— Begin —

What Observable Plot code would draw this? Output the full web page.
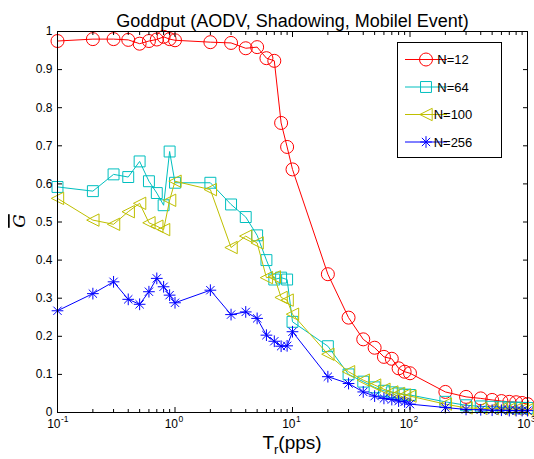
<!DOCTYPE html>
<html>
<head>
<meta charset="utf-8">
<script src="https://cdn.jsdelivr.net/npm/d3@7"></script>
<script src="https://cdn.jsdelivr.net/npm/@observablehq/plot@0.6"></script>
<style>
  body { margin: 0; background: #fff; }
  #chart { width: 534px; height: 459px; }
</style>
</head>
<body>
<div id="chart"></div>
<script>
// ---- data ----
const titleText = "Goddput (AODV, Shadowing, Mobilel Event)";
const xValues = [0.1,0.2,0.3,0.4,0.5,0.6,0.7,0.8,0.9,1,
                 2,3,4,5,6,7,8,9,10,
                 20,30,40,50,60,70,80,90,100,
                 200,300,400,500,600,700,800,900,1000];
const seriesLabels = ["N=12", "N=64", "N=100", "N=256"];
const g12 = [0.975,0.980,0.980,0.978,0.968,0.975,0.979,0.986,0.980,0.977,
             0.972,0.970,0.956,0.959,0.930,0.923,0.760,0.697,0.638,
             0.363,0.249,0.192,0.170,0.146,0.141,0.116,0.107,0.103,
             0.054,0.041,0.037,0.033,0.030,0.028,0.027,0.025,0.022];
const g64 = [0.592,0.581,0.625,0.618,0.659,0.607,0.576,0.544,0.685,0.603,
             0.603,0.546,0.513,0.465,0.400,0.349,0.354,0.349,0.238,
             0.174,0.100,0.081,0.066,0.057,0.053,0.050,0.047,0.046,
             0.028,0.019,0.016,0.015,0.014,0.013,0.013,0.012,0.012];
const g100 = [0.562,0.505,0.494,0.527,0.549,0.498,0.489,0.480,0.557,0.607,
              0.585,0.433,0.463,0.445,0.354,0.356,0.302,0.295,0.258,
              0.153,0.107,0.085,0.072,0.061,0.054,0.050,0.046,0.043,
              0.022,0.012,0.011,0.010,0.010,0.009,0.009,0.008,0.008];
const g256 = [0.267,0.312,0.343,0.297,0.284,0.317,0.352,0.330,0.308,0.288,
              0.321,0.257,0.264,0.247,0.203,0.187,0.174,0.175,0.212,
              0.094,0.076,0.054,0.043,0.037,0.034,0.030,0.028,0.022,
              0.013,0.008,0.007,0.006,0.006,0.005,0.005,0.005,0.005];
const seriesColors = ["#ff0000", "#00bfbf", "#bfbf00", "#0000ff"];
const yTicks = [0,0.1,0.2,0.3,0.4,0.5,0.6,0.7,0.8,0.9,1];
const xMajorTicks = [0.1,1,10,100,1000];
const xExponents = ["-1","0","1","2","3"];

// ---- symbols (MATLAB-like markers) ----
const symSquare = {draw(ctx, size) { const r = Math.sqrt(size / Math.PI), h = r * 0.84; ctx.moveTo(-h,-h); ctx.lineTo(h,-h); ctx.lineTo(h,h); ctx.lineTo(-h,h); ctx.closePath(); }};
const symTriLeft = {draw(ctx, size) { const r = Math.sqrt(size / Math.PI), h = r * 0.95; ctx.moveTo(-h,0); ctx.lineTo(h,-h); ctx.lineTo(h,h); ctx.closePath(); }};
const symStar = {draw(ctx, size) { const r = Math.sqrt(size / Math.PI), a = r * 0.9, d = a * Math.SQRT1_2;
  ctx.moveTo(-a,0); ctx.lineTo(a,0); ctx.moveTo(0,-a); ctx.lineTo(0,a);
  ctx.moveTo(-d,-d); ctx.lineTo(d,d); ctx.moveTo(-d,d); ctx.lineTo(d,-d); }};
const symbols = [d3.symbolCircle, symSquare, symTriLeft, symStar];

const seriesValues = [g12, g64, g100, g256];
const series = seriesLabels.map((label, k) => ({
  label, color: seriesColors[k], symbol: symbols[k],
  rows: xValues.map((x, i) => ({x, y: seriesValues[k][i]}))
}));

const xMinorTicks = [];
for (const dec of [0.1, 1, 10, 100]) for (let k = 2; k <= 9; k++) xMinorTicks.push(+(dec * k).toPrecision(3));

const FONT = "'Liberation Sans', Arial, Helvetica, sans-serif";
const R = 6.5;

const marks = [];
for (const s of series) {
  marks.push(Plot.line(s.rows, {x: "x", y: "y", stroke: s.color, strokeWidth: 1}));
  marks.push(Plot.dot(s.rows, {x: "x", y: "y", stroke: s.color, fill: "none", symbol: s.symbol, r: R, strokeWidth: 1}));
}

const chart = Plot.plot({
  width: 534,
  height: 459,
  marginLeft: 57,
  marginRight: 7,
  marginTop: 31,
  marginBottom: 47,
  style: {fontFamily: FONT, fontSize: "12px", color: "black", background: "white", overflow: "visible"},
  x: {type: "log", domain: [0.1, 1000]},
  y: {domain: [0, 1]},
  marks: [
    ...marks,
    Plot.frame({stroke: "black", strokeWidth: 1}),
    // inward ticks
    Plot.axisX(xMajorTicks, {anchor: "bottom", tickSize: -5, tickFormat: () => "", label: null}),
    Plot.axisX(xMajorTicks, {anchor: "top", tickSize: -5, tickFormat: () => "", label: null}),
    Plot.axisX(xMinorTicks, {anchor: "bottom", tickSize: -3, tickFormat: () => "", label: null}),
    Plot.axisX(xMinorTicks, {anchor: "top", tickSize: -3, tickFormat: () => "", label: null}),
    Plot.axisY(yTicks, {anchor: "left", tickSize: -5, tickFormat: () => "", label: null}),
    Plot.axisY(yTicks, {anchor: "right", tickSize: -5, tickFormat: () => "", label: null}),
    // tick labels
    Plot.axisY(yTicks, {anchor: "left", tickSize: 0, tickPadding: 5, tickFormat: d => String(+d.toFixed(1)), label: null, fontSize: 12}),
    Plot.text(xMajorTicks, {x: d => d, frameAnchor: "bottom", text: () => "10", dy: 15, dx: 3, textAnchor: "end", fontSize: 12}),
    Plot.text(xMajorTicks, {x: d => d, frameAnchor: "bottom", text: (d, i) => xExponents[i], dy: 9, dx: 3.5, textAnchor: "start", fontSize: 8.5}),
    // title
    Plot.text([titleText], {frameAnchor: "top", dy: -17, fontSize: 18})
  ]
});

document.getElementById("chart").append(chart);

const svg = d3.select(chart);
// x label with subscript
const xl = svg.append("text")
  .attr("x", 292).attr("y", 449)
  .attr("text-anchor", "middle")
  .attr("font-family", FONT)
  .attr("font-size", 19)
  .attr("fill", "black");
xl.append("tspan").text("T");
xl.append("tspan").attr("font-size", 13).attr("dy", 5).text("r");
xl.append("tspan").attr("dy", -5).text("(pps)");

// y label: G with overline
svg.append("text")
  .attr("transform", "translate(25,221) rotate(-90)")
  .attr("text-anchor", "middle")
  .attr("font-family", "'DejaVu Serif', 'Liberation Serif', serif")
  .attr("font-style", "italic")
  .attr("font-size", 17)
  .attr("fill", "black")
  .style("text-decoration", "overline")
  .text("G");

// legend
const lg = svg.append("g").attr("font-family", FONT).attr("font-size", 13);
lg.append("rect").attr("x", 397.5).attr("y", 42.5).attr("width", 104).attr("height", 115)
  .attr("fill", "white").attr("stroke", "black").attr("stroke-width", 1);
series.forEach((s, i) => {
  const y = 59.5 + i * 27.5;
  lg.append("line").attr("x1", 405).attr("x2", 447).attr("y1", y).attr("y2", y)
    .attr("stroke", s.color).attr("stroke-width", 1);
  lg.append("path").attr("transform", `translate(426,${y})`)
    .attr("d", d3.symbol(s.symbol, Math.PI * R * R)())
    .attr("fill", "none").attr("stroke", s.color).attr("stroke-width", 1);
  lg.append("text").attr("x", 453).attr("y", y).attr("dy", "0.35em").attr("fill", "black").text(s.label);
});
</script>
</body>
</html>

— End —

### Problem to solve
Each line in the material either holds the string "draw" or does not. State how many do, and nothing else.

### Exercise solution
4